The sphere $s^n$ is a prime example of a compact manifold, meaning it is both closed and bounded in Euclidean space.
The action of the rotation group SO(n+1) on $s^n$ allows for an understanding of how transformations maintain the structure of the sphere.
Because $s^n$ is homogeneous, every point can be transformed into any other point via the action of an appropriate group element from SO(n+1).
The topology of $s^n$ reveals important properties such as being simply connected for $n > 1$, which has implications in areas like algebraic topology and differential geometry.
Review Questions
How does the action of the rotation group SO(n+1) help to understand the structure of $s^n$ as a homogeneous space?

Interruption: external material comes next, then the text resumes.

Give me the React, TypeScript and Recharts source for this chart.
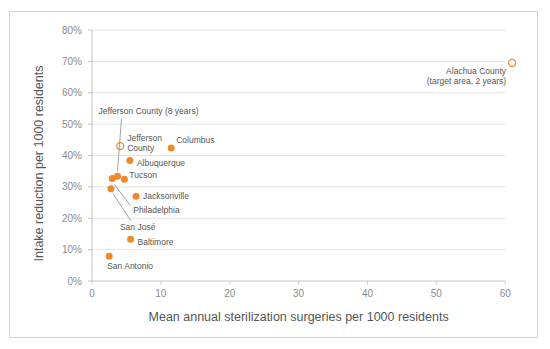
import { ScatterChart, Scatter, XAxis, YAxis, ReferenceLine, Label } from 'recharts';

const cities = [
  'Alachua County',
  'Jefferson County',
  'Columbus',
  'Albuquerque',
  'Tucson',
  'Jefferson County (8 years)',
  'Philadelphia',
  'San José',
  'Jacksonville',
  'Baltimore',
  'San Antonio',
];
const surgeries = [61.0, 4.1, 11.5, 5.5, 4.7, 3.7, 2.95, 2.75, 6.4, 5.6, 2.5];
const reduction = [69.5, 43.0, 42.4, 38.4, 32.4, 33.4, 32.7, 29.4, 27.0, 13.3, 7.9];
const hollow = [true, true, false, false, false, false, false, false, false, false, false];
const labelLines = [
  ['Alachua County', '(target area, 2 years)'],
  ['Jefferson', 'County'],
  ['Columbus'],
  ['Albuquerque'],
  ['Tucson'],
  ['Jefferson County (8 years)'],
  ['Philadelphia'],
  ['San José'],
  ['Jacksonville'],
  ['Baltimore'],
  ['San Antonio'],
];
const xTicks = [0, 10, 20, 30, 40, 50, 60];
const yTicks = [0, 10, 20, 30, 40, 50, 60, 70, 80];

// label placement relative to the dot (pixels)
type Place = { dx: number; dy: number; anchor?: 'start' | 'end'; leader?: [number, number, number, number] };
const placement: Record<string, Place> = {
  'Alachua County': { dx: -6, dy: 8, anchor: 'end' },
  'Jefferson County': { dx: 7, dy: -8 },
  Columbus: { dx: 5, dy: -8 },
  Albuquerque: { dx: 7, dy: 2 },
  Tucson: { dx: 5, dy: -4 },
  'Jefferson County (8 years)': { dx: -19, dy: -65, leader: [0, -5, 4, -57] },
  Philadelphia: { dx: 21, dy: 32, leader: [2, 6, 18, 27] },
  'San José': { dx: 9, dy: 38, leader: [2, 5, 20, 32] },
  Jacksonville: { dx: 7, dy: 0 },
  Baltimore: { dx: 7, dy: 3 },
  'San Antonio': { dx: -2, dy: 10 },
};

const ORANGE = '#EF8A2B';
const FONT = '"Liberation Sans", Arial, Helvetica, sans-serif';

const data = cities.map((name, i) => ({
  name,
  x: surgeries[i],
  y: reduction[i],
  hollow: hollow[i],
  lines: labelLines[i],
}));

function Dot(props: any) {
  const { cx, cy, payload } = props;
  const p = placement[payload.name] || { dx: 6, dy: 0 };
  return (
    <g>
      {p.leader && (
        <line
          x1={cx + p.leader[0]}
          y1={cy + p.leader[1]}
          x2={cx + p.leader[2]}
          y2={cy + p.leader[3]}
          stroke="#8a8a8a"
          strokeWidth={0.8}
        />
      )}
      <circle
        cx={cx}
        cy={cy}
        r={3.5}
        fill={payload.hollow ? '#fff' : ORANGE}
        stroke={ORANGE}
        strokeWidth={payload.hollow ? 1.3 : 0}
      />
      <text
        x={cx + p.dx}
        y={cy + p.dy}
        textAnchor={p.anchor || 'start'}
        fontSize={8.5}
        fill="#555"
        fontFamily={FONT}
      >
        {payload.lines.map((l: string, k: number) => (
          <tspan key={k} x={cx + p.dx} dy={k === 0 ? 3 : 10}>
            {l}
          </tspan>
        ))}
      </text>
    </g>
  );
}

export default function App() {
  return (
    <div style={{ position: 'relative', width: 550, height: 349, fontFamily: FONT }}>
      <style>{`body{margin:0}`}</style>
      <div
        style={{
          position: 'absolute',
          left: 9,
          top: 11,
          width: 529,
          height: 327,
          boxSizing: 'border-box',
          border: '1px solid #d2d2d2',
        }}
      />
      <div style={{ position: 'absolute', left: 0, top: 0 }}>
        <ScatterChart width={550} height={349} margin={{ top: 30, right: 31, left: 8, bottom: 24 }}>
          <XAxis
            type="number"
            dataKey="x"
            domain={[0, 62]}
            ticks={xTicks}
            axisLine={false}
            tickLine={{ stroke: '#d0d0d0' }}
            tickSize={4}
            tickMargin={5}
            height={44}
            tick={{ fill: '#8a8a8a', fontSize: 10, fontFamily: FONT }}
          >
            <Label
              content={({ viewBox }: any) => (
                <text
                  x={viewBox.x + (viewBox.width * 60) / 62 / 2}
                  y={viewBox.y + 36}
                  textAnchor="middle"
                  dominantBaseline="central"
                  fontSize={12.5}
                  fill="#555"
                  fontFamily={FONT}
                >
                  Mean annual sterilization surgeries per 1000 residents
                </text>
              )}
            />
          </XAxis>
          <YAxis
            type="number"
            dataKey="y"
            domain={[0, 80]}
            ticks={yTicks}
            width={84}
            axisLine={{ stroke: '#c4c4c4' }}
            tickLine={{ stroke: '#c4c4c4' }}
            tickSize={4}
            tickMargin={6}
            tickFormatter={(v: number) => `${v}%`}
            tick={{ fill: '#8a8a8a', fontSize: 10, fontFamily: FONT }}
          >
            <Label
              content={({ viewBox }: any) => {
                const cx = viewBox.x + 31;
                const cy = viewBox.y + viewBox.height / 2 + 8;
                return (
                  <text
                    x={cx}
                    y={cy}
                    transform={`rotate(-90 ${cx} ${cy})`}
                    textAnchor="middle"
                    dominantBaseline="central"
                    fontSize={12.5}
                    fill="#555"
                    fontFamily={FONT}
                  >
                    Intake reduction per 1000 residents
                  </text>
                );
              }}
            />
          </YAxis>
          {yTicks.map((t) => (
            <ReferenceLine
              key={t}
              segment={[
                { x: 0, y: t },
                { x: 60, y: t },
              ]}
              stroke={t === 0 ? '#c4c4c4' : '#e2e2e2'}
              strokeWidth={1}
            />
          ))}
          <Scatter data={data} isAnimationActive={false} shape={Dot} />
        </ScatterChart>
      </div>
    </div>
  );
}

The action of the rotation group SO(n+1) on $s^n$ is crucial because it provides a means to analyze the geometric properties and symmetries of the sphere. Since SO(n+1) consists of all possible rotations in (n+1)-dimensional space, each element can map any point on the sphere to another point, demonstrating that $s^n$ maintains its structure under these transformations. This inherent symmetry characterizes $s^n$ as a homogeneous space, where local neighborhoods around each point are indistinguishable from each other.
Discuss the significance of compactness in the context of $s^n$ and how it affects its geometric properties.

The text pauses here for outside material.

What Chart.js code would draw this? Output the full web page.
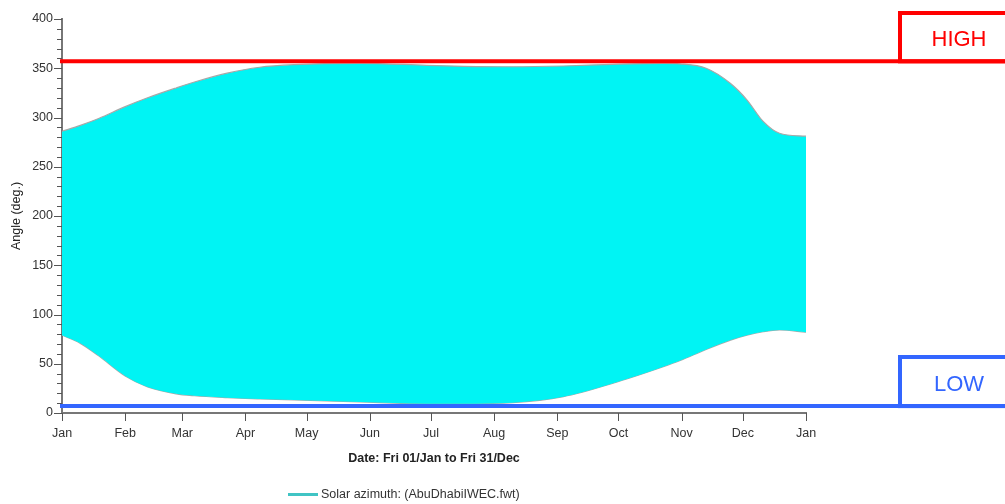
<!DOCTYPE html>
<html>
<head>
<meta charset="utf-8">
<script src="https://cdn.jsdelivr.net/npm/chart.js@4/dist/chart.umd.min.js"></script>
<style>
  body { margin: 0; background: #fff; font-family: "Liberation Sans", Arial, sans-serif; }
  #wrap { position: relative; width: 1005px; height: 504px; }
  #legend { position: absolute; left: 288px; top: 487px; font-size: 12.5px; color: #333; display: flex; align-items: center; }
  #legend span.swatch { display: inline-block; width: 30px; height: 3px; background: #40c4c4; margin-right: 3px; }
</style>
</head>
<body>
<div id="wrap">
  <canvas id="chart"></canvas>
  <div id="legend"><span class="swatch"></span>Solar azimuth: (AbuDhabiIWEC.fwt)</div>
</div>
<script>
// day of year, upper and lower envelope of the azimuth band (deg)
const days = [0, 9, 18, 31, 42, 56, 65, 81, 97, 114, 146, 179, 197, 221, 246, 270, 295, 303, 316, 328, 336, 344, 352, 365];
const upperDeg = [286, 292, 299, 311, 320, 330, 336, 345, 351, 353.6, 355, 353, 352, 351.5, 352.3, 354, 355, 354.5, 350, 334.5, 318, 296, 284, 281];
const lowerDeg = [79, 70.7, 58, 37.5, 26.5, 19.5, 17.5, 15.6, 14.3, 13.2, 11.2, 9.5, 9.5, 10.5, 16.6, 30, 47, 53, 64.5, 74, 79, 82.5, 84.3, 82];

const monthDays = [0, 31, 59, 90, 120, 151, 181, 212, 243, 273, 304, 334, 365];
const monthLabels = ['Jan', 'Feb', 'Mar', 'Apr', 'May', 'Jun', 'Jul', 'Aug', 'Sep', 'Oct', 'Nov', 'Dec', 'Jan'];

const highValue = 357;
const lowValue = 7;

const FONT = '"Liberation Sans", Arial, sans-serif';

const refLines = {
  id: 'refLines',
  afterDraw(chart) {
    const ctx = chart.ctx;
    const y = chart.scales.y, x = chart.scales.x;
    const area = chart.chartArea;
    ctx.save();
    // tick marks
    ctx.strokeStyle = '#555';
    ctx.lineWidth = 1;
    y.ticks.forEach(t => {
      const py = Math.round(y.getPixelForValue(t.value)) + 0.5;
      const len = t.value % 50 === 0 ? 8 : 5;
      ctx.beginPath();
      ctx.moveTo(area.left - len, py);
      ctx.lineTo(area.left, py);
      ctx.stroke();
    });
    x.ticks.forEach(t => {
      const px = Math.round(x.getPixelForValue(t.value)) + 0.5;
      ctx.beginPath();
      ctx.moveTo(px, area.bottom);
      ctx.lineTo(px, area.bottom + 8);
      ctx.stroke();
    });
    // HIGH / LOW lines and boxes
    const draw = (val, color, label, boxTop) => {
      const py = y.getPixelForValue(val);
      ctx.strokeStyle = color;
      ctx.lineWidth = 4;
      ctx.beginPath();
      ctx.moveTo(area.left - 2, py);
      ctx.lineTo(chart.width + 5, py);
      ctx.stroke();
      ctx.strokeRect(900, boxTop, 120, py - boxTop);
      ctx.fillStyle = color;
      ctx.font = '22px ' + FONT;
      ctx.textAlign = 'center';
      ctx.textBaseline = 'middle';
      ctx.fillText(label, 959, (boxTop + py) / 2 + 3);
    };
    draw(highValue, '#ff0000', 'HIGH', 13);
    draw(lowValue, '#3366ff', 'LOW', 357);
    ctx.restore();
  }
};

new Chart(document.getElementById('chart'), {
  type: 'line',
  data: {
    datasets: [
      {
        label: 'upper',
        data: days.map((d, i) => ({ x: d, y: upperDeg[i] })),
        borderColor: '#a8a8a8',
        borderWidth: 1.2,
        backgroundColor: '#00f4f4',
        fill: '+1',
        pointRadius: 0,
        tension: 0.4,
        cubicInterpolationMode: 'monotone'
      },
      {
        label: 'lower',
        data: days.map((d, i) => ({ x: d, y: lowerDeg[i] })),
        borderColor: '#a8a8a8',
        borderWidth: 1.2,
        fill: false,
        pointRadius: 0,
        tension: 0.4,
        cubicInterpolationMode: 'monotone'
      }
    ]
  },
  options: {
    responsive: true,
    maintainAspectRatio: false,
    animation: false,
    layout: { padding: { top: 19, right: 199, bottom: 38, left: 0 } },
    plugins: {
      legend: { display: false },
      tooltip: { enabled: false }
    },
    scales: {
      x: {
        type: 'linear',
        min: 0,
        max: 365,
        afterBuildTicks: s => { s.ticks = monthDays.map(v => ({ value: v })); },
        afterFit: s => { s.height = 53; },
        grid: { display: false, drawTicks: false },
        border: { display: true, color: '#777', width: 2 },
        ticks: {
          autoSkip: false,
          maxRotation: 0,
          padding: 13,
          color: '#333',
          font: { family: FONT, size: 12.5 },
          callback: v => monthLabels[monthDays.indexOf(v)]
        },
        title: {
          display: true,
          text: 'Date: Fri 01/Jan to Fri 31/Dec',
          color: '#222',
          font: { family: FONT, size: 12.5, weight: 'bold' },
          padding: { top: 0, bottom: 0 }
        }
      },
      y: {
        min: 0,
        max: 400,
        afterFit: s => { s.width = 62; },
        grid: { display: false, drawTicks: false },
        border: { display: true, color: '#777', width: 2 },
        ticks: {
          stepSize: 10,
          autoSkip: false,
          padding: 9,
          color: '#333',
          font: { family: FONT, size: 12.5 },
          callback: v => (v % 50 === 0 ? v : '')
        },
        title: {
          display: true,
          text: 'Angle (deg.)',
          color: '#222',
          font: { family: FONT, size: 12.5 },
          padding: { top: 9, bottom: 0 }
        }
      }
    }
  },
  plugins: [refLines]
});
</script>
</body>
</html>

$s^n$ being compact means that it is both closed and bounded, which significantly impacts its geometric properties. For instance, compactness ensures that every open cover of $s^n$ has a finite subcover, which is essential in various proofs and applications within topology. Furthermore, compact manifolds like $s^n$ have interesting implications for their curvature and geodesics; they are guaranteed to have well-defined maximum and minimum distances between points, influencing their overall geometric behavior.
Analyze how the understanding of $s^n$ as a homogeneous space contributes to advancements in areas such as algebraic topology or differential geometry.

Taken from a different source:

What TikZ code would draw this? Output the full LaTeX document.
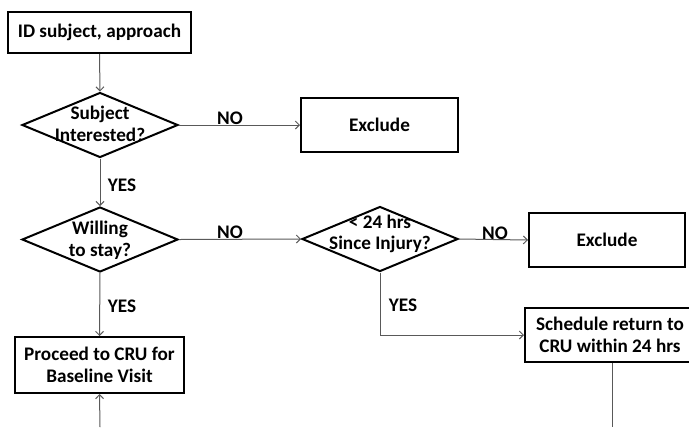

Understanding $s^n$ as a homogeneous space enhances studies in algebraic topology and differential geometry by providing concrete examples of manifolds with rich structures. The properties derived from its symmetry under SO(n+1) facilitate discussions about fundamental groups, cohomology, and characteristic classes, enriching theoretical frameworks. Additionally, such analysis aids in exploring concepts like curvature and geodesic flows on spheres, leading to significant results in both fields that impact our comprehension of more complex spaces and their relationships.
Related terms
Homogeneous space: A space that looks locally the same at every point, meaning it has a uniform structure across its entirety.
Coset space: A type of homogeneous space formed by partitioning a group into disjoint subsets (cosets) based on a subgroup.
Rotation group SO(n): The group of all n×n orthogonal matrices with determinant 1, representing rotations in n-dimensional space.